Старые босяки рассказывали, что жизни одних только урок, в своё время побывавших на «сучьих войнах», он спас не один десяток, и это вопреки желанию администрации, а сколько вообще человеческих жизней спас этот человек не знал, конечно, никто. Его бы уже давно менты спрятали куда-нибудь в «крытую», если бы сами не нуждались в его услугах. Он лечил всех без разбору и видел в этом свой долг. Разве мог кто-нибудь его за это осудить? Бог дал ему дар, который он с лихвой использовал во благо людям.

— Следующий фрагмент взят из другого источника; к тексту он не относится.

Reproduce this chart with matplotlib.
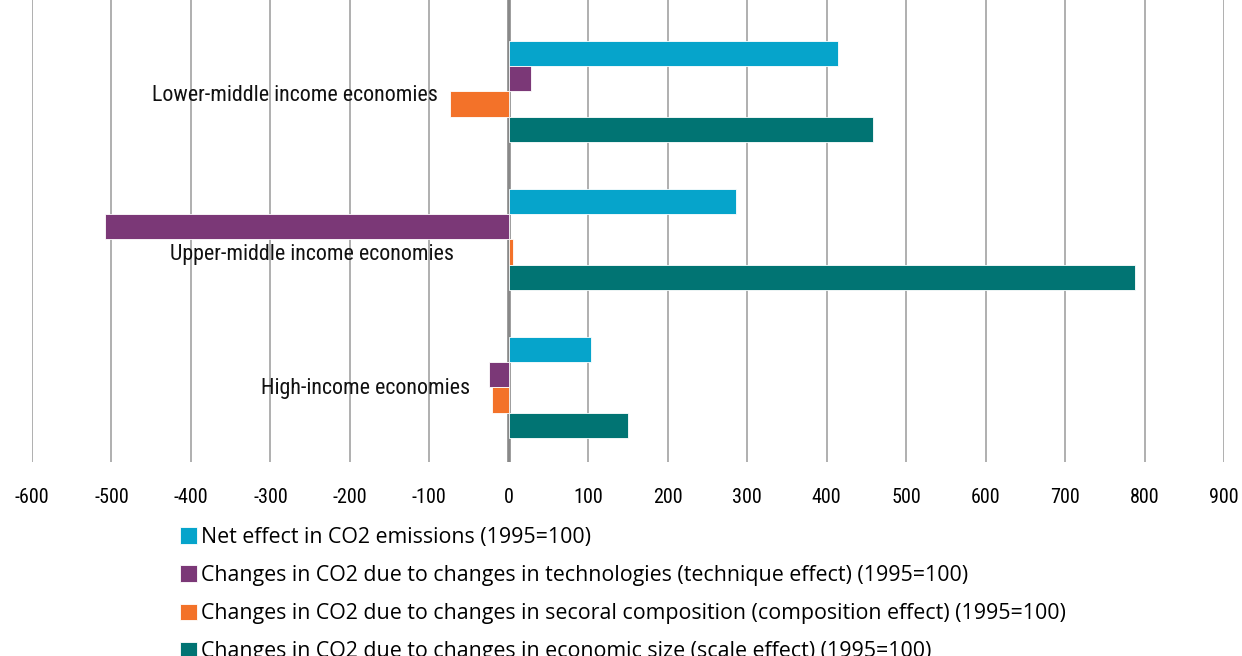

Время в лагере летело незаметно. Казалось бы, ещё недавно было лето, мы прибыли сюда, больные и искалеченные, и вот уже осень, и вновь в строю. Мелкий туман заволакивал верхушки деревьев рядом с зоной. Плоды дикой вишни, росшего вдоль широкого ручья, протекавшего рядом с лагерем и впадавшего в Уссури, были кроваво-красного цвета. До середины октября шли беспрерывные дожди. Хмурое осеннее небо, суля снегопад, низко висело над громадным болотистым лугом, на котором раскинулась таёжная «командировка». Осень было здесь короткой, если не сказать, что вообще не было, так что в конце октября кругом лежал толстый слой снега. А ночью морозы достигали 15-20 градусов.
С тех пор как мы с корешем заехали на эту «командировку», контингент здесь поменялся на треть. Килешовка здесь была постоянной, долго не задерживался никто. Подлечили, поставили на ноги - и вновь в путь; либо назад, откуда прибыл, либо туда, куда влёк каждого из нас наш жалкий жребий. Никто и не пытался тормознуться в зоне, заплатив за это деньгами или ещё чем-нибудь, как это практиковалось везде по ГУЛАГу, - это было запрещено ворами. Потому что в услугах таких людей, как Архипыч, нуждались многие достойные арестанты, находящиеся в разных лагерях Приморского края. Мы с корефаном исключения из общего правила не составляли, а потому и ждали этапа со дня на день, и он не заставил долго ждать.